Marketing operations (mar-ops) is the most important part of the marketing ecosystem you’ve likely never heard of. So, what is it? As marketing strategies have gotten more multi-faceted, so has the depth and breadth of expertise needed to leverage them. What used to be a small group of subject matter experts has bloomed into entirely new approaches to marketing. Without a catalizing agent, each tends to go in dramatically different directions based on their unique interpretations of the goal.

The job of Marketing Operations is to organize a stable of channel and disciplinary experts around a common objective using project managment. The approach creates an organizational layer between subject matter experts and the c-suite, which allows both to spend more time on their strengths. Meanwile, mar-ops converts strategy into an organized project plan, sets the budget, and communicates the scope, progress, and impact to executives.

Picking Your Partners

Startup marketing leaders have the unenviable task of delivering enterprise-level marketing strategies on an SMB budget. It usually leads to one of two operational scenarios.

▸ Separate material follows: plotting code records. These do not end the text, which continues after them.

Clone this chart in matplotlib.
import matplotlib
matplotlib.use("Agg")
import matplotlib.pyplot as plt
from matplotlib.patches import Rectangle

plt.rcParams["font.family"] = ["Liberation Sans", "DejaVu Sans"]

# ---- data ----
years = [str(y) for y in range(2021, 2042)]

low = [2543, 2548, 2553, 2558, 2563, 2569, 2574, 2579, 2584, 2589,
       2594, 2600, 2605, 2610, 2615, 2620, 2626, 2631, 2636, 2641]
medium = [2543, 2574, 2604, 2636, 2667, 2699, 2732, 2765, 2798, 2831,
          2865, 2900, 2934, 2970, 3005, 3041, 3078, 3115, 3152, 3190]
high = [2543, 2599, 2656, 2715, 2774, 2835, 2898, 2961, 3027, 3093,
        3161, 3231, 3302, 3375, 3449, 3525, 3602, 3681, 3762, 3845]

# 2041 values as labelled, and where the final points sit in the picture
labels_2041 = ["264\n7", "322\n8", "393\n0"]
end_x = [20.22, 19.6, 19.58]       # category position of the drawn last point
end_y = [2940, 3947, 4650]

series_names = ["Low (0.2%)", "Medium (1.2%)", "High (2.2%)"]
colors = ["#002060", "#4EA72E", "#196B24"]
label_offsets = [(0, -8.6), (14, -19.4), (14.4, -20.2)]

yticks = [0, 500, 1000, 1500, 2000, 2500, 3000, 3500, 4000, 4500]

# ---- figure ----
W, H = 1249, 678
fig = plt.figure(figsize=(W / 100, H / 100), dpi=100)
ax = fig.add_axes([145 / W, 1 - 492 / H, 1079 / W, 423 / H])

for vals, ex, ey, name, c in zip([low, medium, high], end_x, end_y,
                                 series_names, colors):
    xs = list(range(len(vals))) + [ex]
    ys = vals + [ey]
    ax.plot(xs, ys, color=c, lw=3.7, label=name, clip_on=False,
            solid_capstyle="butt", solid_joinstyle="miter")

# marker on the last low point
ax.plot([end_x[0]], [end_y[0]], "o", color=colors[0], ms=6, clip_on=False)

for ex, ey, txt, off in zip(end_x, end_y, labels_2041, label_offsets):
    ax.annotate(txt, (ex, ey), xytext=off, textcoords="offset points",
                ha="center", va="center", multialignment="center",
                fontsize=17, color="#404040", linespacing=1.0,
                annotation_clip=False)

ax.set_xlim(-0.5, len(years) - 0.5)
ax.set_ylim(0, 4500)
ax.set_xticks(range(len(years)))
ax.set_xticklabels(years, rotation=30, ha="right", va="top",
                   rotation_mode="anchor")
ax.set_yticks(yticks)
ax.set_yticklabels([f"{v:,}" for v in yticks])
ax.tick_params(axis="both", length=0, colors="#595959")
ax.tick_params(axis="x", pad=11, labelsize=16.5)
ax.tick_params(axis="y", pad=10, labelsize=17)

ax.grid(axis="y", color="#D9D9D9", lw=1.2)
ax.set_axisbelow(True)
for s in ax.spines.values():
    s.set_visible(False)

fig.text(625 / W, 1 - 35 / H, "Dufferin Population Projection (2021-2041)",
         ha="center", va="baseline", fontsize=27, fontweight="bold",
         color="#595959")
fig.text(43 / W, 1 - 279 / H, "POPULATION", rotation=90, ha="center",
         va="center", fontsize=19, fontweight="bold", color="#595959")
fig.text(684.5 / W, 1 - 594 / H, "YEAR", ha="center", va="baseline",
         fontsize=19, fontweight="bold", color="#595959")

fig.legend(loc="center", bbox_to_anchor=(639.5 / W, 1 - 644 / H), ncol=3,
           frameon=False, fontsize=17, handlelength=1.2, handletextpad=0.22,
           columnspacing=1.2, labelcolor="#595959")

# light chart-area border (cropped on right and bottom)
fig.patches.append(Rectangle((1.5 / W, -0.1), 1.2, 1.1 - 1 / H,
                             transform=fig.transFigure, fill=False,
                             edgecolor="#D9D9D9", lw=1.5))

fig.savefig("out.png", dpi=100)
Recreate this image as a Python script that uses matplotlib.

A) A small internal group of generalists scrambling to mock the impact of a more experienced team and getting burnt out in the process. Or, B) A hub-and-spoke style manager/siloed contractor team tends to leave a lot of intellectual capital on the table.

An integrated marketing agency can be a great third option. These specialized partners provide growing organizations with an integrated team of subject matter experts for a fraction of the cost. They generally consist of strategic, creative, and technical experts who work together daily. Together, they create a bridge for fast-growing startups that don’t have the budget to hire a full-stack marketing team but want to scale quickly.

Closing

As a startup, your marketing strategy has to think outside the typical small or mid-sized business box. Start by creating a strong values-based identity, make sure to avoid the most typical startup traps, and prepare your team to compete at scale. Bringing in the right partners at the right time can be the difference between massive growth and the, all too common, fizzling out.